When we were kids, our family used to travel to upstate New York during Thanksgiving Week so my dad could hunt deer with my Uncle Benny and his crew. It was a long way to go to hunt deer, but that was the way to find them. Those days are long gone.
I hadn't been working for this newspaper for very long when 30-some years ago there was a big incident in Havre de Grace with four deer rampaging through downtown. Two of the four ran off. The other two crashed through the window of the Cash Loan Co. in the storefront in the 200 block of N. Washington Street that's been vacant since Walton's Hardware closed some time ago.
Police surmised the deer swam into town from Garrett Island. A short time later, I heard that in the cool of the evening deer were congregating in Susquehanna State Park. I started driving through the park regularly and eventually saw the small herd.
Driving to find deer around here is not only no longer necessary, but also it's just the opposite – when driving around here you have to constantly be on the lookout for them. If you don't, your vehicle will be spending time in a body shop. A case in point, shortly before noon last Sunday, a doe and a fawn trotted across the street in front of our vehicle on Grace Manor Drive, right near Joehill Drive. No doubt, anyone living out of the downtown part of Aberdeen and Havre de Grace see them regularly and, most likely, aren't real pleased about it.

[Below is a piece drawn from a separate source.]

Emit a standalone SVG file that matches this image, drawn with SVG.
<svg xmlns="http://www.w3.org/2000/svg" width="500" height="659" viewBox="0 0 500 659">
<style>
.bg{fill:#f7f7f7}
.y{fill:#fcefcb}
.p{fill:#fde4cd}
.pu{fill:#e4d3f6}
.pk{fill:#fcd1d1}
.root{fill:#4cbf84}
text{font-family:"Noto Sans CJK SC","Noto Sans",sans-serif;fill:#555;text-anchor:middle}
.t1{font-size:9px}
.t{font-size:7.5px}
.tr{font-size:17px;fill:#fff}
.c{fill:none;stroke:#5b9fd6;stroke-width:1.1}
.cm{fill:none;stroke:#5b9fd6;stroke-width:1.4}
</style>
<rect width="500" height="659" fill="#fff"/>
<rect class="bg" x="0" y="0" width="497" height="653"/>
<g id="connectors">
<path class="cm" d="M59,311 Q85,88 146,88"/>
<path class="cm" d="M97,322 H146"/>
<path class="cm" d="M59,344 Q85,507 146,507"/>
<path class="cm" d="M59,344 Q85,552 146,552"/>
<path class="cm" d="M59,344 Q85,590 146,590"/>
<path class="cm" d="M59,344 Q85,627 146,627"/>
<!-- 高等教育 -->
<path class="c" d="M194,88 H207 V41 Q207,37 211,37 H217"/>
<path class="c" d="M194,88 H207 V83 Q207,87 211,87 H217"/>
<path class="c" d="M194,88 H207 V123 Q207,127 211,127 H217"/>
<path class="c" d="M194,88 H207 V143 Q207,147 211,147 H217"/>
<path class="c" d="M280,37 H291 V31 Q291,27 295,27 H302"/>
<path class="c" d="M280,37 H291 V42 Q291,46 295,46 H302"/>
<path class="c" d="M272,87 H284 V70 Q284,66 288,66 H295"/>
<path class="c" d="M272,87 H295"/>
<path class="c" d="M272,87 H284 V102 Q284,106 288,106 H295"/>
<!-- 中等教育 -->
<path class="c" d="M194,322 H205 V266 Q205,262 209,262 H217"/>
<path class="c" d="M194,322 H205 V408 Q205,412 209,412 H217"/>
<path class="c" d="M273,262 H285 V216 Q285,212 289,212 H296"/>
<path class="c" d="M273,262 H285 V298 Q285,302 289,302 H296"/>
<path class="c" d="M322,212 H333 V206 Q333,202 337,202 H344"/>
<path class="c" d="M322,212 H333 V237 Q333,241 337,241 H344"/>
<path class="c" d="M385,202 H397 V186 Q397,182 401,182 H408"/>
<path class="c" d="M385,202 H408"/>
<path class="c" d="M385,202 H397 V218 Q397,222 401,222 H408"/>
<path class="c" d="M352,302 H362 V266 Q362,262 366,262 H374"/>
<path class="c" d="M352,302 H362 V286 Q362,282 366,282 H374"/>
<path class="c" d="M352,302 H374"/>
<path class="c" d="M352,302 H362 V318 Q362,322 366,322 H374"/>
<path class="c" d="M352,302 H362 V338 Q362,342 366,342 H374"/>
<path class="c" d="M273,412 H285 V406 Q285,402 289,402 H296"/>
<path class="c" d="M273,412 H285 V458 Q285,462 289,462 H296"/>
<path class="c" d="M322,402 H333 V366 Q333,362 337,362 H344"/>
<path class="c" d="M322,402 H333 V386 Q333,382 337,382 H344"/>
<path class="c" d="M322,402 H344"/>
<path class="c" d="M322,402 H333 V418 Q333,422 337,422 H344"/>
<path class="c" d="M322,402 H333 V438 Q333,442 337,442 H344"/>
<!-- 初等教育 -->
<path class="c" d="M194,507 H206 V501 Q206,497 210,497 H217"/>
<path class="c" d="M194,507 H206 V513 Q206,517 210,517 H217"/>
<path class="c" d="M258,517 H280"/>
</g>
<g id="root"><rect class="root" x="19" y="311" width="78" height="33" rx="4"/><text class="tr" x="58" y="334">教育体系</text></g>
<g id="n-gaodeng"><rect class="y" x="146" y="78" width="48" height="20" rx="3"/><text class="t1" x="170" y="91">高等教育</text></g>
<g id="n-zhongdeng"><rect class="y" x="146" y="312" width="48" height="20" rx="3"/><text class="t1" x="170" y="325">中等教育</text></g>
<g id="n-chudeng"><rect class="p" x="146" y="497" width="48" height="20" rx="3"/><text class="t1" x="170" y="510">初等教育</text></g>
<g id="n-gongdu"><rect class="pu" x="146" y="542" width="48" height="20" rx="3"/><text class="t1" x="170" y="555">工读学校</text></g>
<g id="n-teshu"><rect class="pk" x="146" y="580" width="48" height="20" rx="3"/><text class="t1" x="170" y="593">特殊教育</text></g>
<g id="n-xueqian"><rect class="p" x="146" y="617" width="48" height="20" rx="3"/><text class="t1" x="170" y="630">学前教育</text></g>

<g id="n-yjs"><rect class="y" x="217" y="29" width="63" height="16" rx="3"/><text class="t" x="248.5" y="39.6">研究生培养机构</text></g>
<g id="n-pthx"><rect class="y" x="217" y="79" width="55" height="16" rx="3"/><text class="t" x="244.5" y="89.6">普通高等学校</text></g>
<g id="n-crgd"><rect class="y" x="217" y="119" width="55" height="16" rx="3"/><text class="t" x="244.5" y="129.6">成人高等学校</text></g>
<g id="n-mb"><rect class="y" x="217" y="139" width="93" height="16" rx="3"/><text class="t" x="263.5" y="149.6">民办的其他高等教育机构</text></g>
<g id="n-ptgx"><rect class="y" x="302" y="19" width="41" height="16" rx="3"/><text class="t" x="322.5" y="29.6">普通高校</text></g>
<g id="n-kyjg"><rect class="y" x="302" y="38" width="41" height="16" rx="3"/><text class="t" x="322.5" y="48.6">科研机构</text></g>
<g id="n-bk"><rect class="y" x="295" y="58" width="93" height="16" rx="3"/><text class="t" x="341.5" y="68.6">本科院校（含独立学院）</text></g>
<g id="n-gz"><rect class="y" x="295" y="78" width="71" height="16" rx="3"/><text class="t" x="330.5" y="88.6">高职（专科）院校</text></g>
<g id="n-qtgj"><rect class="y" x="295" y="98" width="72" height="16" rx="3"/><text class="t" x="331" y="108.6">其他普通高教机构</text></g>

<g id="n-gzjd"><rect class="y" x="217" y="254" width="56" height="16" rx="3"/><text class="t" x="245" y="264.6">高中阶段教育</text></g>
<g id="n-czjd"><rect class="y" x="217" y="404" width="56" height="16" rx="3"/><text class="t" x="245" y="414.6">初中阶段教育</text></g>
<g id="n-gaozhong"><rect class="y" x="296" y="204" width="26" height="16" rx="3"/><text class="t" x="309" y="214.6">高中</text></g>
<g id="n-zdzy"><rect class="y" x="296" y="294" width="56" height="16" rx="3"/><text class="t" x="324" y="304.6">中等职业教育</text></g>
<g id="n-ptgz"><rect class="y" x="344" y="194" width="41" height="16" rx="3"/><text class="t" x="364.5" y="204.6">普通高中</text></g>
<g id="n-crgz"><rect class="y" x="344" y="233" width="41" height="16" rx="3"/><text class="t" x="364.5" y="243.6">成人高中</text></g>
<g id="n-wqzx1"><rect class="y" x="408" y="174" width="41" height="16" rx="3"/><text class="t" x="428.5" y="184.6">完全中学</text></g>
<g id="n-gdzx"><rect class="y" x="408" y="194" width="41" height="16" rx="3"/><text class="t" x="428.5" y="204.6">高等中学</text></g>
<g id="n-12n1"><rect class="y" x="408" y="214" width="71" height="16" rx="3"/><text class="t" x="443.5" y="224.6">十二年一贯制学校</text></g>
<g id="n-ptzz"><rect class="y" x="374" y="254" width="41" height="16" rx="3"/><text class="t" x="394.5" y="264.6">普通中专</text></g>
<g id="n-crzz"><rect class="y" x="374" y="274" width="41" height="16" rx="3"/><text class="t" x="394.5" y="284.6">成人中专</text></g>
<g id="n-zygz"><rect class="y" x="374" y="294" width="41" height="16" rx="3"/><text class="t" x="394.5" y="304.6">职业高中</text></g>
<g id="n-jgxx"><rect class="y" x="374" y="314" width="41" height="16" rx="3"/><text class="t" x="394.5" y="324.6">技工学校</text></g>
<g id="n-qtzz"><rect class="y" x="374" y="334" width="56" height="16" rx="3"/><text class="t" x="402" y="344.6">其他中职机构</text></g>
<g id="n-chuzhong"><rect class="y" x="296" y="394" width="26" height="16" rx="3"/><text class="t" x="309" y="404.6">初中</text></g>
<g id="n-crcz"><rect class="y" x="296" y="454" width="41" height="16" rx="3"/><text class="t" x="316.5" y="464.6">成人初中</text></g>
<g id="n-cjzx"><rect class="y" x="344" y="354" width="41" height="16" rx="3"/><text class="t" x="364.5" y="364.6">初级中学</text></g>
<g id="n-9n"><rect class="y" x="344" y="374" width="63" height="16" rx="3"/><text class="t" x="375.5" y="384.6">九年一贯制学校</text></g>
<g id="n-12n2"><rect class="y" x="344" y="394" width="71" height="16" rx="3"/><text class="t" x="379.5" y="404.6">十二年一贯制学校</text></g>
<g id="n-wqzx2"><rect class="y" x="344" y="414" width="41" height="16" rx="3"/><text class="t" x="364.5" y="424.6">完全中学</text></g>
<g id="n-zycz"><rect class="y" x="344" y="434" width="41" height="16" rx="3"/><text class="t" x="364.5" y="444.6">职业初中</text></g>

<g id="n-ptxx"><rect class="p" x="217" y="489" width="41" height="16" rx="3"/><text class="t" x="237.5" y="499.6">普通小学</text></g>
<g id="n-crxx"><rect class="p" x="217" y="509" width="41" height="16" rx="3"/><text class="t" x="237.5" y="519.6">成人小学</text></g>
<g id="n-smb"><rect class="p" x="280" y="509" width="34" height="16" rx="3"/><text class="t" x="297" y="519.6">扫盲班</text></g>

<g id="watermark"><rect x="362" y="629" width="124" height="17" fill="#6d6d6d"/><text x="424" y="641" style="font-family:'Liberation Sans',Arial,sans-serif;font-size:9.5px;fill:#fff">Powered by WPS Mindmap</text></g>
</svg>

We live a little farther out of town than many people and if the deer who "live" in our little patch of woods were any more tame, they would be pets. Our daily sightings are not unusual, though I hope not many folks have shared our experience of having deer parade around on our deck in search of sunflower seeds and other bird food. It's not so bad to watch them from a bit of a distance, but they're so destructive, not in a malicious way, rather in a way that there are so many of them, they're big animals, they have to eat and there's less and less wild habitat and fewer and fewer cornfields and orchards to sustain them.
It's hard to say where the deer population woes are headed, but it's safe to say time will tell.